Some previous studies9, 12, 16, 43 have explored the use of AI methods for random pattern image authentication, and their methods are mainly based on classification. Here, we analyzed the difference between our metric learning-based authentication method and classification-based authentication methods in the training and testing stages.
First, our method is more data-efficient during the training phase. Specifically, learning a classifier requires a lot of data for each category, as it aims to predict the probability for each category given an input. If there is not enough data for a category, the model is prone to overfitting the training data and performs poorly during testing57. Metric learning, on the other hand, focuses on learning a similarity measurement to evaluate whether a given pair of readout results are similar or not, specifically, predicting a similarity score for a pair of readout results. This task can be accomplished with pairs or triplets of samples (a reference sample, a positive sample from the same category, and a negative sample from a different category), and therefore does not require a large amount of sample data for each category57. A striking example of this data efficiency in the training stage is shown in Fig. 6a. For each PUF label, to enable robust recognition, many (tens to thousands) readout results under various conditions should be collected to train the classification method57, while our method requires only two readout results. In sum, our method needs much less training data, thereby saving a lot of time that would otherwise be consumed in the repeated readout of PUF labels.

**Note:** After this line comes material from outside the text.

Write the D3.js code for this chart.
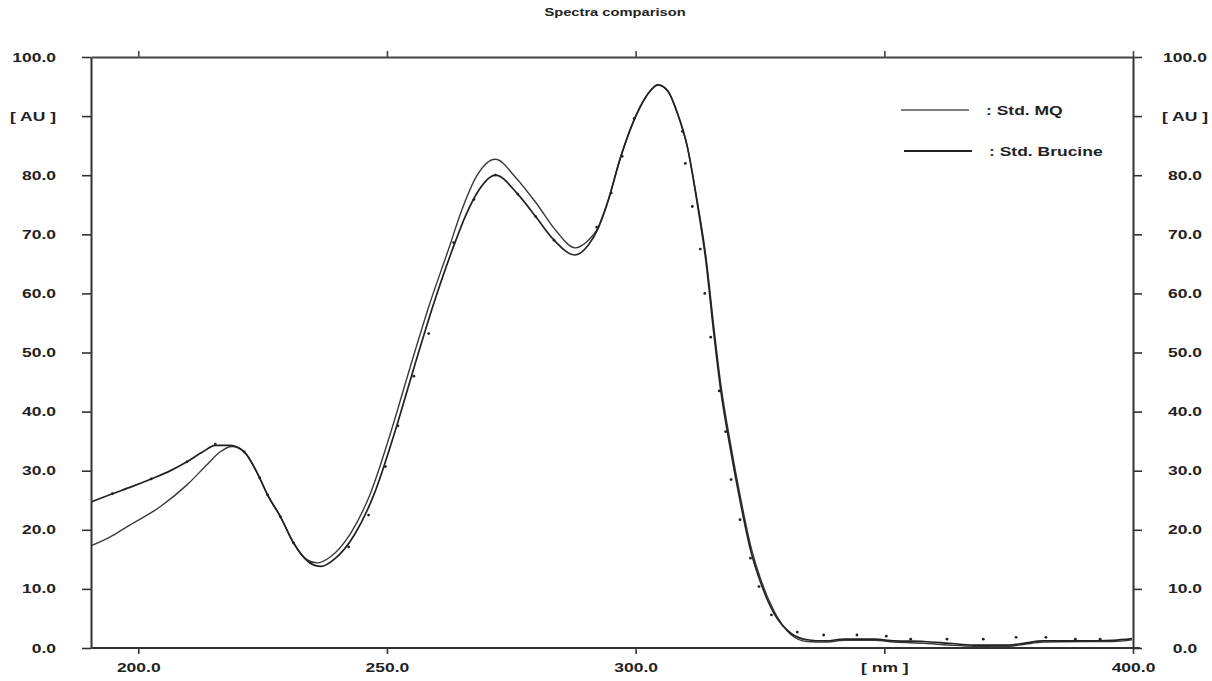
<!DOCTYPE html>
<html>
<head>
<meta charset="utf-8">
<script src="https://cdn.jsdelivr.net/npm/d3@7"></script>
<style>
	body { margin: 0; background: #fff; }
	svg { display: block; }
	text { font-family: "Liberation Sans", Arial, sans-serif; fill: #222; }
</style>
</head>
<body>
<svg id="chart" width="1212" height="681"></svg>
<script>
"use strict";

// Std. Brucine (the curve with the sample dots)
var brucineNm = [190.5, 194.8, 198.7, 202.6, 206.0, 209.8, 213.0, 215.5, 218.5, 221.3, 224.4, 226.0, 228.6, 231.2, 234.2, 236.8, 239.4, 243.5, 247.5, 251.5, 255.5, 259.3, 263.2, 266.0, 268.5, 271.8, 276.3, 279.9, 283.6, 287.8, 290.5, 292.3, 294.3, 297.0, 300.3, 302.5, 304.5, 306.5, 308.4, 310.4, 312.4, 314.1, 315.8, 317.1, 319.1, 321.1, 323.1, 325.2, 327.8, 331.2, 334.5, 338, 342, 348, 352, 358, 363, 368, 375, 378, 382, 390, 396, 400];
var brucineAU = [24.7, 26.1, 27.3, 28.6, 29.8, 31.5, 33.2, 34.3, 34.3, 33.2, 28.8, 25.9, 22.2, 17.8, 14.6, 13.8, 15.0, 19.2, 26.2, 36.3, 47.6, 58.0, 67.5, 73.5, 77.5, 80.0, 76.8, 73.0, 69.0, 66.5, 68.2, 70.7, 75.2, 83.1, 90.5, 93.8, 95.3, 94.2, 90.5, 84.8, 75.2, 65.7, 52.7, 43.7, 33.5, 24.5, 16.6, 10.9, 5.9, 2.5, 1.4, 1.2, 1.5, 1.5, 1.2, 1.1, 0.8, 0.5, 0.5, 0.8, 1.2, 1.2, 1.3, 1.6];

// Std. MQ
var mqNm = [190.5, 194.4, 197.7, 204.4, 209.8, 213.8, 216.5, 218.8, 221.3, 224.4, 226.0, 228.6, 231.2, 234.0, 236.0, 238.6, 242.7, 246.7, 250.7, 254.7, 258.5, 262.4, 265.0, 268.0, 271.8, 276.0, 280.0, 284.0, 287.8, 290.5, 292.3, 294.3, 297.0, 300.3, 302.5, 304.5, 306.5, 308.4, 310.4, 312.4, 314.1, 315.8, 317.1, 319.1, 321.1, 323.1, 325.2, 327.8, 331.2, 334.5, 338, 342, 348, 352, 358, 363, 368, 375, 378, 382, 390, 396, 400];
var mqAU = [17.3, 18.8, 20.5, 23.9, 27.6, 31.0, 33.2, 34.1, 33.2, 28.8, 25.9, 22.2, 17.8, 14.9, 14.4, 15.4, 19.4, 26.2, 36.3, 47.6, 58.0, 67.5, 74.0, 79.8, 82.7, 79.5, 75.3, 70.6, 67.7, 69.0, 70.9, 75.3, 83.1, 90.5, 93.8, 95.3, 94.2, 90.5, 84.8, 75.6, 66.5, 53.8, 44.8, 34.5, 25.4, 17.4, 11.5, 6.3, 2.3, 1.1, 1.0, 1.3, 1.3, 1.0, 0.8, 0.5, 0.3, 0.3, 0.6, 1.0, 1.1, 1.1, 1.4];

// sample dots
var dotNm = [194.8, 202.6, 209.8, 215.5, 221.3, 224.4, 226.0, 228.6, 231.2, 234.6, 242.3, 246.3, 249.7, 252.2, 255.4, 258.4, 263.4, 267.5, 271.8, 276.3, 279.9, 283.6, 292.2, 295.1, 297.3, 299.7, 309.4, 310.0, 311.4, 313.0, 313.9, 315.1, 316.8, 318.1, 319.2, 321.0, 323.1, 324.8, 327.3, 332.5, 337.8, 344.5, 350.4, 355.3, 362.6, 369.9, 376.5, 382.5, 388.4, 393.4];
var dotAU = [26.1, 28.6, 31.5, 34.5, 33.2, 28.8, 25.9, 22.2, 17.8, 14.4, 17.1, 22.5, 30.7, 37.6, 46.0, 53.2, 68.6, 75.9, 80.0, 76.8, 73.0, 69.0, 71.2, 77.0, 83.2, 89.6, 87.4, 82.0, 74.7, 67.5, 60.0, 52.6, 43.5, 36.6, 28.5, 21.7, 15.2, 10.4, 5.6, 2.7, 2.2, 2.2, 2.0, 1.5, 1.5, 1.5, 1.8, 1.8, 1.5, 1.5];

var xTicks = [200, 250, 300, 350, 400];
var xTickLabels = ["200.0", "250.0", "300.0", "[ nm ]", "400.0"];
var yTicks = [0, 10, 20, 30, 40, 50, 60, 70, 80, 90, 100];
var yTickLabels = ["0.0", "10.0", "20.0", "30.0", "40.0", "50.0", "60.0", "70.0", "80.0", "[ AU ]", "100.0"];

var legendNames = [": Std. MQ", ": Std. Brucine"];

var SX = 1.4; // the picture is stretched sideways

var svg = d3.select("#chart");
var x = d3.scaleLinear().domain([190.5, 400]).range([91, 1133]);
var y = d3.scaleLinear().domain([0, 100]).range([648, 57]);

function zip(a, b) { return a.map((v, i) => [v, b[i]]); }

// title
svg.append("text")
   .attr("transform", "translate(615,16) scale(" + SX + ",1)")
   .attr("text-anchor", "middle")
   .style("font-size", "10.5px")
   .style("font-weight", "bold")
   .text("Spectra comparison");

// axes
function styleAxis(g, w, col) {
	g.select(".domain").attr("stroke", col).attr("stroke-width", w);
	g.selectAll(".tick line").attr("stroke", col).attr("stroke-width", 1.6);
	g.selectAll(".tick text")
	 .style("font-size", "12.5px")
	 .style("font-weight", "bold")
	 .attr("fill", "#222");
}

var gl = svg.append("g").attr("transform", "translate(91,0)")
	.call(d3.axisLeft(y).tickValues(yTicks).tickSize(9).tickSizeOuter(0)
	        .tickFormat((d, i) => yTickLabels[i]));
styleAxis(gl, 2, "#333");
gl.selectAll(".tick text")
  .attr("x", -35 / SX)
  .attr("transform", "scale(" + SX + ",1)");

var gr = svg.append("g").attr("transform", "translate(1133,0)")
	.call(d3.axisRight(y).tickValues(yTicks).tickSize(9).tickSizeOuter(0)
	        .tickFormat((d, i) => yTickLabels[i]));
styleAxis(gr, 2, "#333");
gr.selectAll(".tick text")
  .attr("x", 52 / SX)
  .attr("text-anchor", "middle")
  .attr("transform", "scale(" + SX + ",1)");

var gt = svg.append("g").attr("transform", "translate(0,57)")
	.call(d3.axisTop(x).tickValues(xTicks).tickSize(6).tickSizeOuter(0).tickFormat(""));
styleAxis(gt, 1.8, "#444");

var gb = svg.append("g").attr("transform", "translate(0,648)")
	.call(d3.axisBottom(x).tickValues(xTicks).tickSize(6).tickSizeOuter(0)
	        .tickFormat((d, i) => xTickLabels[i]));
styleAxis(gb, 2, "#333");
gb.select(".domain").attr("d", "M91,0H1140");
gb.selectAll(".tick text")
  .attr("y", 15)
  .attr("transform", "scale(" + SX + ",1)");

// curves
svg.append("clipPath").attr("id", "plot")
   .append("rect").attr("x", 92).attr("y", 50).attr("width", 1040).attr("height", 597);

var line = d3.line().x(d => x(d[0])).y(d => y(d[1])).curve(d3.curveMonotoneX);
var curves = svg.append("g").attr("clip-path", "url(#plot)");

curves.append("path")
	.datum(zip(mqNm, mqAU))
	.attr("d", line)
	.attr("fill", "none")
	.attr("stroke", "#3a3a3a")
	.attr("stroke-width", 1.4);

curves.append("path")
	.datum(zip(brucineNm, brucineAU))
	.attr("d", line)
	.attr("fill", "none")
	.attr("stroke", "#222")
	.attr("stroke-width", 1.7);

curves.selectAll("circle")
	.data(zip(dotNm, dotAU))
	.enter()
	.append("circle")
	.attr("cx", d => x(d[0]))
	.attr("cy", d => y(d[1]))
	.attr("r", 1.4)
	.attr("fill", "#222");

// legend
var leg = svg.append("g");
var legY = [110, 151];
var legX = [901, 904];
var legW = [1.4, 2];
var legC = ["#555", "#222"];
legendNames.forEach(function(name, i) {
	leg.append("line")
	   .attr("x1", legX[i]).attr("x2", legX[i] + 68)
	   .attr("y1", legY[i]).attr("y2", legY[i])
	   .attr("stroke", legC[i]).attr("stroke-width", legW[i]);
	leg.append("text")
	   .attr("transform", "translate(" + (legX[i] + 85) + "," + (legY[i] + 5) + ") scale(" + SX + ",1)")
	   .style("font-size", "12.5px")
	   .style("font-weight", "bold")
	   .text(name);
});
</script>
</body>
</html>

Second, our method can effectively authenticate novel PUF labels unseen during training (Fig. 5c,d), a capability that classification-based methods lack9, 12, 43. As shown in Fig. 6b, classification methods fix the number of categories (e.g., ten) during the training phase. In this case, the model predicts the probabilities of ten categories and utilizes the highest one to determine the class to which a PUF label belongs. Consequently, if a provider manufactures a new 11th PUF label, the network will still only predict probabilities of ten categories. Under these circumstances, the method would either predict all ten probability values to be low, thereby deeming the label to be false, or one probability might be high, leading to an incorrect classification of the label. By contrast, our method compares whether two readout results of PUF labels are similar and the learned similarity metric can be applied for novel PUF labels. Consequently, even if we only use digitized images of certain PUF labels (such as PUF1-PUF10) during the training stage, we can still compare two new readout results (for instance, from PUF11 and PUF12). Our approach achieves 100% authentication performance on novel PUF labels, as shown in Fig. 5c,d and Figure S4. We emphasize that we use novel PUF labels for all our experimental evaluations. Therefore, our method is well-suited for use in real-world business situations where new PUF labels are continually being created, while the classification technique’s requirement for retraining makes it inconvenient to use in such conditions.